YOUR TASK
Exactly the lines from the line containing "Convert this chart to matplotlib code." through the line containing "-11.5, -2.5, -0.3]" are to be echoed, with both included and pictures left out.

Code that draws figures
Begin

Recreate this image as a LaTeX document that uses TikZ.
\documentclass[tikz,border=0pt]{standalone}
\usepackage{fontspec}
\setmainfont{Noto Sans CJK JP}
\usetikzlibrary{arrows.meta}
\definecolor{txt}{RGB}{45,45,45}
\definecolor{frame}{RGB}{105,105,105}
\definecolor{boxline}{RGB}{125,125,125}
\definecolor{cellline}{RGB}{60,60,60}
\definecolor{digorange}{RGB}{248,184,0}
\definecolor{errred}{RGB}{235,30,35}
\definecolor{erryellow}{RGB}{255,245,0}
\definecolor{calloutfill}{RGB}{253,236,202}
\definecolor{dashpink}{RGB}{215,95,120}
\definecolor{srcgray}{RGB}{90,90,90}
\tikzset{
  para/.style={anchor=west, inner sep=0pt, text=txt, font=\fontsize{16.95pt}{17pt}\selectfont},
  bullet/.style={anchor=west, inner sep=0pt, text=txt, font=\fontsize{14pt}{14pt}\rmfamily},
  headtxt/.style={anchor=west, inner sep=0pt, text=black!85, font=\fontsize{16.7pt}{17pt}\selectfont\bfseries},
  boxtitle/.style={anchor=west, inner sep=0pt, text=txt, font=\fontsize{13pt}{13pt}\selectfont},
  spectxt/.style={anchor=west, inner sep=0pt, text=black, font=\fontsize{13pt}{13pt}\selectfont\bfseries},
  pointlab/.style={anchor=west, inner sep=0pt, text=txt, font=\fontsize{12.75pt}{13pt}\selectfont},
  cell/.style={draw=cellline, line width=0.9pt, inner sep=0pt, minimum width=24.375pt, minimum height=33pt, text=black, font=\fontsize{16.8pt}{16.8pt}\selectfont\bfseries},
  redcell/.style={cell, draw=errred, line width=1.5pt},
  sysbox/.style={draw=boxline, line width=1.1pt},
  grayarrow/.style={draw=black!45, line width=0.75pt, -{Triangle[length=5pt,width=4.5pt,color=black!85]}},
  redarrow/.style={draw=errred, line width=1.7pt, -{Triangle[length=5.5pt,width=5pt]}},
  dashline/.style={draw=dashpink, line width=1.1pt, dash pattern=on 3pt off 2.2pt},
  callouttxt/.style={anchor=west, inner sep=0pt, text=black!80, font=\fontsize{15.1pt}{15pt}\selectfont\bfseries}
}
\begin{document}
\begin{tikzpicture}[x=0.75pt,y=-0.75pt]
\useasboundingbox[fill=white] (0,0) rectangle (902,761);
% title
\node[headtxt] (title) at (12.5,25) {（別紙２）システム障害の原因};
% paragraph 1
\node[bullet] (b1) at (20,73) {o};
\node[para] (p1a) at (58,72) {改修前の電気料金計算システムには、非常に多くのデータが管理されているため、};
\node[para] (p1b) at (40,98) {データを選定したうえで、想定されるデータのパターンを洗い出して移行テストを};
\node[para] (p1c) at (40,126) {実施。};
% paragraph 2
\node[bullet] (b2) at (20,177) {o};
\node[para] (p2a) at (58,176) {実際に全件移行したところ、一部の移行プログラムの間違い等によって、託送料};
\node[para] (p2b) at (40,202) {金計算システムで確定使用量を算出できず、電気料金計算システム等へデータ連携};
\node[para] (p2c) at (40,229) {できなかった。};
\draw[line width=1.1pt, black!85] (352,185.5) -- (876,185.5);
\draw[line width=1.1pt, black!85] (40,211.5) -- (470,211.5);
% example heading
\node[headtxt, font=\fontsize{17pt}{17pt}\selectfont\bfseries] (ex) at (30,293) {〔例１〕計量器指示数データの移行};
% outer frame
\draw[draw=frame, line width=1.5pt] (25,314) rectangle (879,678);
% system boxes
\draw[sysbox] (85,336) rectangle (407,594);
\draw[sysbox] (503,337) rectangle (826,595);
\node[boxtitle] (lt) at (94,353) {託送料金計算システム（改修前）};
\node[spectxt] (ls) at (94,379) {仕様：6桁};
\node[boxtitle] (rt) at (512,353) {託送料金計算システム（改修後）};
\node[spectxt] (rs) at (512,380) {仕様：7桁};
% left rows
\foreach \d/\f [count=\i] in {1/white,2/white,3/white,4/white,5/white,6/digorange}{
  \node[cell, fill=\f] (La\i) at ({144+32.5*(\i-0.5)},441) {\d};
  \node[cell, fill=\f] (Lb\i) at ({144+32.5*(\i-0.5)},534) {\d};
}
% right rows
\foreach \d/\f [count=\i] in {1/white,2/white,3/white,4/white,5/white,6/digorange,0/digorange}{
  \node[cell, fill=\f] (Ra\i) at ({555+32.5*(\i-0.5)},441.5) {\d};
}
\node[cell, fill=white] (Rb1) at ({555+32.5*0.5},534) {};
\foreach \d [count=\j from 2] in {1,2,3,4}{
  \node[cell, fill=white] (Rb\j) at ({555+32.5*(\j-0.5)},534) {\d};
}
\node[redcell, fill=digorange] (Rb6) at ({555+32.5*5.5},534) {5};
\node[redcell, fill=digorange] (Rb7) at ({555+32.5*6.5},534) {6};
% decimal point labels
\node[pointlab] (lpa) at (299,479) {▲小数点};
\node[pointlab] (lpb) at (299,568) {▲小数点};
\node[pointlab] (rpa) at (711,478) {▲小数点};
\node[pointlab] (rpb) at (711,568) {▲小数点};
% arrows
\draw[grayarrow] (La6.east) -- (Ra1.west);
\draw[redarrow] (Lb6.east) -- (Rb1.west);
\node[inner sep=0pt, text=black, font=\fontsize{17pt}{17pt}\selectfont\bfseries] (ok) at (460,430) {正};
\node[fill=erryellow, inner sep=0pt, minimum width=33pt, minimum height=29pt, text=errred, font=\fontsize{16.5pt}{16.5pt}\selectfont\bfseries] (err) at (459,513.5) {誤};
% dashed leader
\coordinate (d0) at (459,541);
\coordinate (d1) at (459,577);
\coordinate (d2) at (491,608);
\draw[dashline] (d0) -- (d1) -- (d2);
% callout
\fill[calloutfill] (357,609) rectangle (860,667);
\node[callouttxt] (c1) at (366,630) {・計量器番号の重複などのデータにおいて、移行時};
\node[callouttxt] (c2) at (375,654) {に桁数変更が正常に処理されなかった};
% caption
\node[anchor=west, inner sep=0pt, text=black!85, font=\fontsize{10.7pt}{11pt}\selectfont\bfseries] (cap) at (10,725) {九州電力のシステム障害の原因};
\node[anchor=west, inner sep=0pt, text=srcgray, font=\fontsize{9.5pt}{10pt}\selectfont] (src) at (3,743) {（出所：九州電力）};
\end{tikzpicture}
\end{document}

End
Begin

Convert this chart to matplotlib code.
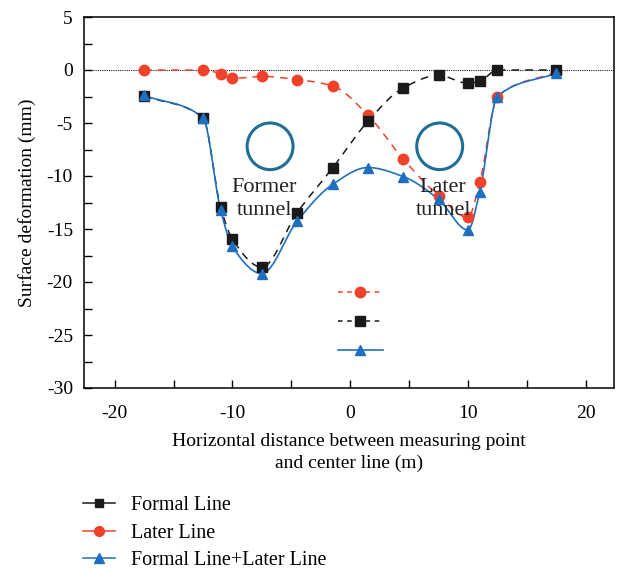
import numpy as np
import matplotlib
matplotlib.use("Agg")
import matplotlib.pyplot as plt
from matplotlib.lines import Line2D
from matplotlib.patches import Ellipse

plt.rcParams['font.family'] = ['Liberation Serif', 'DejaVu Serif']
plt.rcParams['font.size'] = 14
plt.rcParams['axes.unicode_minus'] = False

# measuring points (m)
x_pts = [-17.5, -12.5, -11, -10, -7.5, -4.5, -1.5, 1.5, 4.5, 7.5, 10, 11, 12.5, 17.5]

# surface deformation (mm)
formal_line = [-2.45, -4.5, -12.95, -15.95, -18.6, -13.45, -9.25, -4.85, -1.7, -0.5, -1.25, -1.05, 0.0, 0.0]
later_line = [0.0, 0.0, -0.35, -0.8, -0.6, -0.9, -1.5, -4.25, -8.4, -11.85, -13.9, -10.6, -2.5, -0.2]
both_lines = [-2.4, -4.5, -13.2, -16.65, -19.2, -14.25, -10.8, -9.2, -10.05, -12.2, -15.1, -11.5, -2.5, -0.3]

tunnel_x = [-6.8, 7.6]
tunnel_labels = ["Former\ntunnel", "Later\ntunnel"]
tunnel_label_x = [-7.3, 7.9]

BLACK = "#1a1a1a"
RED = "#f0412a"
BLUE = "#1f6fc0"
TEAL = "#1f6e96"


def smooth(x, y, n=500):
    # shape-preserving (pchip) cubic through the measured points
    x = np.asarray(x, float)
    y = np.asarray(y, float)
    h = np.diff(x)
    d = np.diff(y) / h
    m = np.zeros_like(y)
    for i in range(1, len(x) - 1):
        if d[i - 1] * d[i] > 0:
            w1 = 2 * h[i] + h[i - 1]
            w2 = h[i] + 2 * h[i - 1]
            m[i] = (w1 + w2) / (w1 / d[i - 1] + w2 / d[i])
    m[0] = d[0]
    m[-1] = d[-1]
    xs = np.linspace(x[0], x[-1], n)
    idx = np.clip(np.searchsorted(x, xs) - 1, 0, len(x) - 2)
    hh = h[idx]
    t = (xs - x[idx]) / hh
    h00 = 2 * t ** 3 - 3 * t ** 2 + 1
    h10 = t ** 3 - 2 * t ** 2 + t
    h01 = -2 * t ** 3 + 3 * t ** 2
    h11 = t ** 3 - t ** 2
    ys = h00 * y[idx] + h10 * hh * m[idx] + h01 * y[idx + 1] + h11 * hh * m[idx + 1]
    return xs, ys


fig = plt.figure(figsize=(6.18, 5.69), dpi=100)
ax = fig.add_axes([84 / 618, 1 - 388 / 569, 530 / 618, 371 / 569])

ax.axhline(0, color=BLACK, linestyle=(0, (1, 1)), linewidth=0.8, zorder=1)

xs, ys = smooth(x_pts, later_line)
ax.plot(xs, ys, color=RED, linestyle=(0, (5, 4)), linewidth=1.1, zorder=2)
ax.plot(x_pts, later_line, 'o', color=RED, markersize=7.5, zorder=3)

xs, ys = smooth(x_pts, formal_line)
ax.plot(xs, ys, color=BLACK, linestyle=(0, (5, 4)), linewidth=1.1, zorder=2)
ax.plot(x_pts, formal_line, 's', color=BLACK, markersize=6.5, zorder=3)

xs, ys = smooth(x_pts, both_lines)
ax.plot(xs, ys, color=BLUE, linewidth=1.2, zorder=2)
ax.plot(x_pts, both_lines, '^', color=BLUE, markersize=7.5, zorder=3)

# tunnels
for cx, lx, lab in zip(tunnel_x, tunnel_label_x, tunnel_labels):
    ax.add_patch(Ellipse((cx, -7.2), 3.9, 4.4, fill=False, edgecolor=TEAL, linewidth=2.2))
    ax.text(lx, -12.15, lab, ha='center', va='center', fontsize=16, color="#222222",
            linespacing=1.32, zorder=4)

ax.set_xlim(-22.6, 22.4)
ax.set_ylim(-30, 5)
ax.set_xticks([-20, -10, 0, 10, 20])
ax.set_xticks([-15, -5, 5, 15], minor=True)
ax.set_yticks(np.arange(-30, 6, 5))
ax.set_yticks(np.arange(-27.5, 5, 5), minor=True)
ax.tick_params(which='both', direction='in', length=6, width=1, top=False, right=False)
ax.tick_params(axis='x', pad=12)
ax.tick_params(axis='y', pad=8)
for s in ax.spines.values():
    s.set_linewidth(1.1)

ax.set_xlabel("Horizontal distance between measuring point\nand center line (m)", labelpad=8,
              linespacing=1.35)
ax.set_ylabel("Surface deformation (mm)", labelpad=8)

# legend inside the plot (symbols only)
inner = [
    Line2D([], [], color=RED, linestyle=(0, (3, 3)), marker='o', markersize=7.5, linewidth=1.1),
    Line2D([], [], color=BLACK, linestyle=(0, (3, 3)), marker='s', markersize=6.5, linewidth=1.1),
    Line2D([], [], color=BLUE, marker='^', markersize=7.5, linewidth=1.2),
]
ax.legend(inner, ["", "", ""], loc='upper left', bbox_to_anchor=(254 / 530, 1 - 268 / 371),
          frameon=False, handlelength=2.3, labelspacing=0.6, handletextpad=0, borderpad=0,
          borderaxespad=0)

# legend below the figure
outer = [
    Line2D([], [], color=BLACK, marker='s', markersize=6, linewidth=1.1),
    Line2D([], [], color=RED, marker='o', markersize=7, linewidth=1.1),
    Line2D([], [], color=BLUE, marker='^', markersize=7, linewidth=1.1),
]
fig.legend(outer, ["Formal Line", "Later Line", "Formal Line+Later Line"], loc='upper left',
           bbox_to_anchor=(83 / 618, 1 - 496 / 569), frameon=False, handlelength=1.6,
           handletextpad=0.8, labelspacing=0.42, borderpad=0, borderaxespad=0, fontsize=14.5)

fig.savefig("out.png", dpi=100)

End

RIGHT ANSWER
Convert this chart to matplotlib code.
import numpy as np
import matplotlib
matplotlib.use("Agg")
import matplotlib.pyplot as plt
from matplotlib.lines import Line2D
from matplotlib.patches import Ellipse

plt.rcParams['font.family'] = ['Liberation Serif', 'DejaVu Serif']
plt.rcParams['font.size'] = 14
plt.rcParams['axes.unicode_minus'] = False

# measuring points (m)
x_pts = [-17.5, -12.5, -11, -10, -7.5, -4.5, -1.5, 1.5, 4.5, 7.5, 10, 11, 12.5, 17.5]

# surface deformation (mm)
formal_line = [-2.45, -4.5, -12.95, -15.95, -18.6, -13.45, -9.25, -4.85, -1.7, -0.5, -1.25, -1.05, 0.0, 0.0]
later_line = [0.0, 0.0, -0.35, -0.8, -0.6, -0.9, -1.5, -4.25, -8.4, -11.85, -13.9, -10.6, -2.5, -0.2]
both_lines = [-2.4, -4.5, -13.2, -16.65, -19.2, -14.25, -10.8, -9.2, -10.05, -12.2, -15.1, -11.5, -2.5, -0.3]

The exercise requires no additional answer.